Now if you need some help finding Mars on your stellar roadmap, then there is another really impressive (and free!) program that gives you a live rendered 3d universum you can freely move through and explore. It is called Calestia and has a real impressive list of features. Not only is it very comprehensive (at least it seems so to me :), but it uses some really neat visualisation that makes your space travel feel very real actually.
If you are at least vaguely interested in astronomy these programs should make for a few hours of excitement.
November 05, 2003
Computer Nostalgia
In the world of computers everything is moving fast. Especially the pace of hardware development is often astounding.
Just these days i had this “Wow” experience and flash of nostalgia when i got an old computer mag from the year 1995 in my fingers. Top of the line computers were running Intel Pentiums with 100MHz. Wasn’t that longer ago than 8 years? No, it wasn’t obviously.

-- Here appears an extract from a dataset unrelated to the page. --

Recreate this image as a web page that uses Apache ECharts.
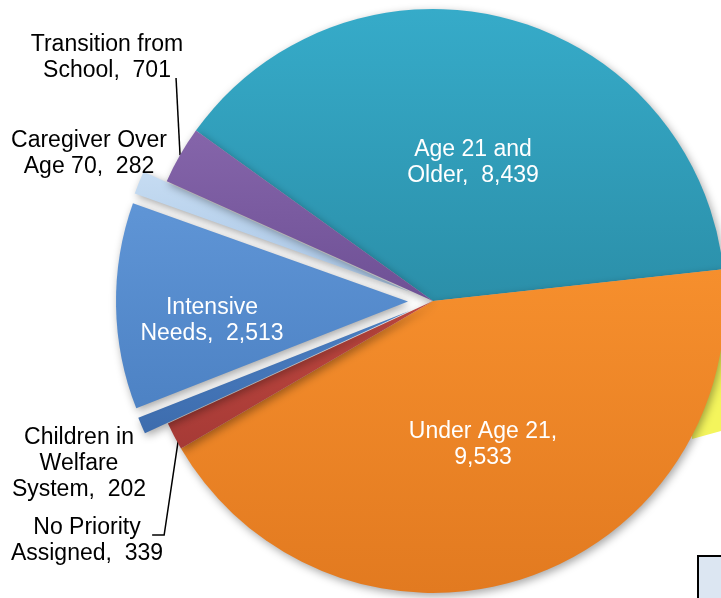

A few interesting and long forgotten facts about hardware in these days:
- CD-ROM’s available were running at a maximum of 4x speed
- HD’s commonly available had around one gigabyte of capacity. Only some SCSI drives with up to 4 gigabytes storage space, but hardly affordable.

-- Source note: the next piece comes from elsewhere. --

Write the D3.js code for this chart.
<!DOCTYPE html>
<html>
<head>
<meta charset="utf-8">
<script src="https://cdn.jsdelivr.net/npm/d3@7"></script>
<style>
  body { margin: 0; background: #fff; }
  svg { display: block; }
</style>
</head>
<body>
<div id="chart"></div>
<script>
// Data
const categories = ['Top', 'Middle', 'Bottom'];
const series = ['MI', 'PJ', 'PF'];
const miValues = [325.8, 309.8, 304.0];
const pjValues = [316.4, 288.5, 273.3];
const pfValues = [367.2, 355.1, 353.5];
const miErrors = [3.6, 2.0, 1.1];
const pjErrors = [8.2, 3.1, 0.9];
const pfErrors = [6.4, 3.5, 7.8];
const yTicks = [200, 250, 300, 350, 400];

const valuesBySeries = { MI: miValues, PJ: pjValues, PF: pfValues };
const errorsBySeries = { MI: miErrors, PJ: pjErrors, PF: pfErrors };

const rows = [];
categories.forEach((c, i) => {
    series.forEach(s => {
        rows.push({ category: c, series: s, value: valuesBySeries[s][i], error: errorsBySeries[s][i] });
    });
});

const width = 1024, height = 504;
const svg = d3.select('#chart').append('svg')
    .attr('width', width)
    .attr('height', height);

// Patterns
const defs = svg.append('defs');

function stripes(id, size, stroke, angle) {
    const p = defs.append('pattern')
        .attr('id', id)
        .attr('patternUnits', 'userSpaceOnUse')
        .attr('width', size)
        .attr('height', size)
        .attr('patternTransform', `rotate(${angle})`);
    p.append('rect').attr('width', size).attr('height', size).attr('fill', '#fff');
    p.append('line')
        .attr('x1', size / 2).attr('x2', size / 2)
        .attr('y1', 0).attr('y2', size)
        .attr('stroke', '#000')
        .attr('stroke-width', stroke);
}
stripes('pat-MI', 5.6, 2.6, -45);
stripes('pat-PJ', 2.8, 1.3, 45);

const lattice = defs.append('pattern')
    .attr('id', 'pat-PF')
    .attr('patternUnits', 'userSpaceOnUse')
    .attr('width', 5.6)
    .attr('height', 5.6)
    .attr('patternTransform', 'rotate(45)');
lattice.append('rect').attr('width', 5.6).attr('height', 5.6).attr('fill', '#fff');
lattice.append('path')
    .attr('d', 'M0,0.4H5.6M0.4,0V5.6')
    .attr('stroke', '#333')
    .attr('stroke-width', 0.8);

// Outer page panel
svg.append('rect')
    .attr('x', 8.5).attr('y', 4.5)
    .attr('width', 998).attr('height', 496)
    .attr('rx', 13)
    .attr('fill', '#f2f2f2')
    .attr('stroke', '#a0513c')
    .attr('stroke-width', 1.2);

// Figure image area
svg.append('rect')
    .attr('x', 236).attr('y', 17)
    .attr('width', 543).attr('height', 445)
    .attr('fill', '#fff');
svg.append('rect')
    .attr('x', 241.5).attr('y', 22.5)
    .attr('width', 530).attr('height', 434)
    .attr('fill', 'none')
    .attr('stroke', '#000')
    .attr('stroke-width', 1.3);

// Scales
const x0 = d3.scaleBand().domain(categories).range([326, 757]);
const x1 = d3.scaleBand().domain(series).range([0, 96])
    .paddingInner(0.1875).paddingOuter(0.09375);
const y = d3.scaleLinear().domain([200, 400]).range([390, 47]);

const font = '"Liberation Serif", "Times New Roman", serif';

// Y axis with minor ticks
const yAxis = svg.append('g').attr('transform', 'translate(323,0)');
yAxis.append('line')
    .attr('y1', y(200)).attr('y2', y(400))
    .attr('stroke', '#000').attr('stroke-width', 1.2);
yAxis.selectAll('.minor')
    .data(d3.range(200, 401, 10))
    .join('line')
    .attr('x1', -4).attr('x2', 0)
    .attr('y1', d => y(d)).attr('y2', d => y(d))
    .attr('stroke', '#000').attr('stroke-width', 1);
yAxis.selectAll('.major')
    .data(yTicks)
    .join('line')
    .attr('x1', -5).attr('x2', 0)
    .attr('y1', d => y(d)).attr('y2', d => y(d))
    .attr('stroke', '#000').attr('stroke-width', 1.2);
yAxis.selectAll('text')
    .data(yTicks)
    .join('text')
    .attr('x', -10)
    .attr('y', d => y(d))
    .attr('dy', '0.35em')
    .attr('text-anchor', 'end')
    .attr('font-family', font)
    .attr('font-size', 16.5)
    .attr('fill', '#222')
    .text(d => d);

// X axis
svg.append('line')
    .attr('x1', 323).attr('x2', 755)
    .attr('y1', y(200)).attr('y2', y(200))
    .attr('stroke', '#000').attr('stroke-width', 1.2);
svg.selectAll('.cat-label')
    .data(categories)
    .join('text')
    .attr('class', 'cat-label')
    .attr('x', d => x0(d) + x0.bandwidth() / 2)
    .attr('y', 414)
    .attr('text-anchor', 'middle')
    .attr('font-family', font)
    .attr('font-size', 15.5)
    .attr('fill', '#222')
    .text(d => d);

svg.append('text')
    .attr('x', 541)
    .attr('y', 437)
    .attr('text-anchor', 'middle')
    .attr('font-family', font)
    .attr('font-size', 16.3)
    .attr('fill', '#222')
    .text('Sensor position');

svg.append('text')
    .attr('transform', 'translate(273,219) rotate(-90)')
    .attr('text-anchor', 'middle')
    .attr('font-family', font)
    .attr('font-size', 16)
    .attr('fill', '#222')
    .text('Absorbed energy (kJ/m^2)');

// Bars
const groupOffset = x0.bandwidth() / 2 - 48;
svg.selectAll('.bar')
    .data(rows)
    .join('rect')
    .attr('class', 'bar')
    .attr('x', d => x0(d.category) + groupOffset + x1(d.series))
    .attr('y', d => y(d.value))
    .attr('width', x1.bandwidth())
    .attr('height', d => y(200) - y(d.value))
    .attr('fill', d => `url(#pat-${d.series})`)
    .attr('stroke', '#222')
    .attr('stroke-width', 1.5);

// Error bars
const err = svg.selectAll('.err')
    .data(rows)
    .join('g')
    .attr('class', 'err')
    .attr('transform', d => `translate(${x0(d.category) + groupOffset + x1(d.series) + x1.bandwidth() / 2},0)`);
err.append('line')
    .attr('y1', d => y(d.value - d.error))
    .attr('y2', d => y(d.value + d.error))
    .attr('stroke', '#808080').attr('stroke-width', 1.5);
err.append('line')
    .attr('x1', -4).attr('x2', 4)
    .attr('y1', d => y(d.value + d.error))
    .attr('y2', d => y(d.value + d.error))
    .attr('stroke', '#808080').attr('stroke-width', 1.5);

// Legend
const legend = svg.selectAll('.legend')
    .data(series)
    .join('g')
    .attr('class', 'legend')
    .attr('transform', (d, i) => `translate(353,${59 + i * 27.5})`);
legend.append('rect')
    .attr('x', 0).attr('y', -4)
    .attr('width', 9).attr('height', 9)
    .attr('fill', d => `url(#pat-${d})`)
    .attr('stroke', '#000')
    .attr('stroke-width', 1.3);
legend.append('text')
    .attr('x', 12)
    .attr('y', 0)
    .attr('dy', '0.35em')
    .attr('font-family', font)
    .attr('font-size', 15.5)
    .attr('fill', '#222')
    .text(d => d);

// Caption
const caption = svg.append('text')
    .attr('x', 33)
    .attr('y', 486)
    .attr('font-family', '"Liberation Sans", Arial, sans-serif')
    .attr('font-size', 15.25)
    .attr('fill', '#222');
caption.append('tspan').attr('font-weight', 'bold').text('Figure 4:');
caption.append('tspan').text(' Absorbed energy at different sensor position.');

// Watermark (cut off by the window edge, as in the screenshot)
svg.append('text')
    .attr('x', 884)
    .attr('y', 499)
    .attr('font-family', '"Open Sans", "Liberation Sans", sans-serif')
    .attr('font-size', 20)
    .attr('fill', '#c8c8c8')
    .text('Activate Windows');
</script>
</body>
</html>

- RAM in a machine off the shelves was 8 megabytes in size, and for what we pay for 512 MB today, you did not even get 4 MB back then.
- Not to forget, the graphics cards in consumer machines gave you a resolution of 800×600 pixels if you were up to date.
Thinking about what hardware we are running today, this has been painful back then. Possibilities in computer use had been severely limited just by the lacking capabilities of hardware and available processing power. These were the days when you did not find a computer in nearly every home, just because it still was too expensive.
The race for faster machines did not stop since then, if anything the speed picked up. New generations of CPU’s to be seen every second year at least. But compared to the mentioned 8 years ago, today must be like heaven for every computer geek. Hardware is nearly dirt-cheap today and is at the same time capable of running any kind of software fast enough.
I think a while ago we have reached the point where we are not waiting for our computer anymore when we work, but the other way around. Of course if you are working with huge images or render things with your 3D software, calculations still take some time. But not in a way that it would be inconvenient.
So realizing this, i am quite happy with how computer technology has come along and where we are now. Brave new world? No, just right the way it is.